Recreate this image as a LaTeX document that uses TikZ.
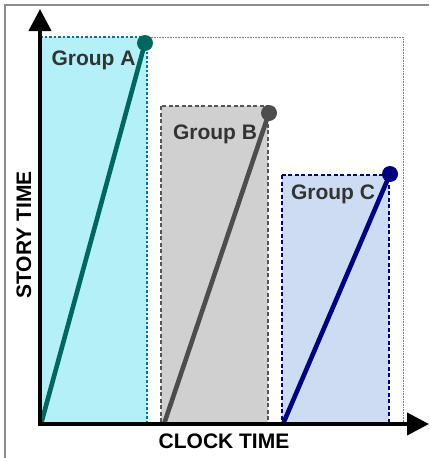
\documentclass[tikz,border=0pt]{standalone}
\usepackage{fontspec}
\setmainfont{Liberation Sans}
\usetikzlibrary{arrows.meta}
\definecolor{framegray}{HTML}{8C8C8C}
\definecolor{afill}{HTML}{B4F0F8}
\definecolor{aborder}{HTML}{0A6E9E}
\definecolor{aline}{HTML}{00665F}
\definecolor{bfill}{HTML}{D0D0D0}
\definecolor{bborder}{HTML}{555555}
\definecolor{bline}{HTML}{4D4D4D}
\definecolor{cfill}{HTML}{CEDCF3}
\definecolor{cborder}{HTML}{000080}
\definecolor{cline}{HTML}{000080}
\definecolor{labelgray}{HTML}{333333}
\tikzset{
  grouplabel/.style={font=\bfseries\fontsize{21}{24}\selectfont, text=labelgray, anchor=base, inner sep=0pt},
  axislabel/.style={font=\bfseries\fontsize{21}{24}\selectfont, text=black, inner sep=0pt},
  groupbox/.style={line width=2.3pt},
  timeline/.style={line width=4.6pt},
  enddot/.style={circle, inner sep=0pt, minimum size=16pt},
  axisline/.style={line width=4pt, -{Triangle[length=22pt,width=22pt]}}
}
\begin{document}
\begin{tikzpicture}[x=1pt,y=-1pt]
\useasboundingbox (0,0) rectangle (429,458);
% outer frame (partially visible)
\draw[framegray, line width=2.2pt] (5,458) -- (5,5) -- (429,5);
% thin dotted extent rectangle
\draw[gray, densely dotted, line width=0.6pt] (40,37) rectangle (403,424);
% group boxes
\draw[groupbox, fill=afill, draw=aborder, dash pattern=on 2.5pt off 2pt] (40,37) rectangle (147,424);
\draw[groupbox, fill=bfill, draw=bborder, dash pattern=on 4pt off 2.5pt] (161,106) rectangle (268,424);
\draw[groupbox, fill=cfill, draw=cborder, dash pattern=on 4pt off 2.5pt] (282,175) rectangle (389,424);
% start coordinates
\coordinate (a0) at (41,424);
\coordinate (b0) at (164,424);
\coordinate (c0) at (283,424);
% end dots
\node[enddot, fill=aline] (adot) at (145,43) {};
\node[enddot, fill=bline] (bdot) at (269,113) {};
\node[enddot, fill=cline] (cdot) at (390,174) {};
% time lines
\draw[timeline, aline] (a0) -- (adot.center);
\draw[timeline, bline] (b0) -- (bdot.center);
\draw[timeline, cline] (c0) -- (cdot.center);
% labels
\node[grouplabel] (la) at (93.5,65) {Group A};
\node[grouplabel] (lb) at (215,139) {Group B};
\node[grouplabel] (lc) at (333,199) {Group C};
% axes
\coordinate (origin) at (40,424);
\coordinate (ytip) at (40,9);
\coordinate (xtip) at (429,424);
\draw[axisline] (40,426) -- (ytip);
\draw[axisline] (38,424) -- (xtip);
\node[axislabel] (xl) at (224,441) {CLOCK TIME};
\node[axislabel, rotate=90] (yl) at (24,235) {STORY TIME};
\end{tikzpicture}
\end{document}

================

== OBJECTIVE ==
Give an exact copy of the material, leaving out every picture.

== TASK ANSWER ==
Recreate this image as a LaTeX document that uses TikZ.
\documentclass[tikz,border=0pt]{standalone}
\usepackage{fontspec}
\setmainfont{Liberation Sans}
\usetikzlibrary{arrows.meta}
\definecolor{framegray}{HTML}{8C8C8C}
\definecolor{afill}{HTML}{B4F0F8}
\definecolor{aborder}{HTML}{0A6E9E}
\definecolor{aline}{HTML}{00665F}
\definecolor{bfill}{HTML}{D0D0D0}
\definecolor{bborder}{HTML}{555555}
\definecolor{bline}{HTML}{4D4D4D}
\definecolor{cfill}{HTML}{CEDCF3}
\definecolor{cborder}{HTML}{000080}
\definecolor{cline}{HTML}{000080}
\definecolor{labelgray}{HTML}{333333}
\tikzset{
  grouplabel/.style={font=\bfseries\fontsize{21}{24}\selectfont, text=labelgray, anchor=base, inner sep=0pt},
  axislabel/.style={font=\bfseries\fontsize{21}{24}\selectfont, text=black, inner sep=0pt},
  groupbox/.style={line width=2.3pt},
  timeline/.style={line width=4.6pt},
  enddot/.style={circle, inner sep=0pt, minimum size=16pt},
  axisline/.style={line width=4pt, -{Triangle[length=22pt,width=22pt]}}
}
\begin{document}
\begin{tikzpicture}[x=1pt,y=-1pt]
\useasboundingbox (0,0) rectangle (429,458);
% outer frame (partially visible)
\draw[framegray, line width=2.2pt] (5,458) -- (5,5) -- (429,5);
% thin dotted extent rectangle
\draw[gray, densely dotted, line width=0.6pt] (40,37) rectangle (403,424);
% group boxes
\draw[groupbox, fill=afill, draw=aborder, dash pattern=on 2.5pt off 2pt] (40,37) rectangle (147,424);
\draw[groupbox, fill=bfill, draw=bborder, dash pattern=on 4pt off 2.5pt] (161,106) rectangle (268,424);
\draw[groupbox, fill=cfill, draw=cborder, dash pattern=on 4pt off 2.5pt] (282,175) rectangle (389,424);
% start coordinates
\coordinate (a0) at (41,424);
\coordinate (b0) at (164,424);
\coordinate (c0) at (283,424);
% end dots
\node[enddot, fill=aline] (adot) at (145,43) {};
\node[enddot, fill=bline] (bdot) at (269,113) {};
\node[enddot, fill=cline] (cdot) at (390,174) {};
% time lines
\draw[timeline, aline] (a0) -- (adot.center);
\draw[timeline, bline] (b0) -- (bdot.center);
\draw[timeline, cline] (c0) -- (cdot.center);
% labels
\node[grouplabel] (la) at (93.5,65) {Group A};
\node[grouplabel] (lb) at (215,139) {Group B};
\node[grouplabel] (lc) at (333,199) {Group C};
% axes
\coordinate (origin) at (40,424);
\coordinate (ytip) at (40,9);
\coordinate (xtip) at (429,424);
\draw[axisline] (40,426) -- (ytip);
\draw[axisline] (38,424) -- (xtip);
\node[axislabel] (xl) at (224,441) {CLOCK TIME};
\node[axislabel, rotate=90] (yl) at (24,235) {STORY TIME};
\end{tikzpicture}
\end{document}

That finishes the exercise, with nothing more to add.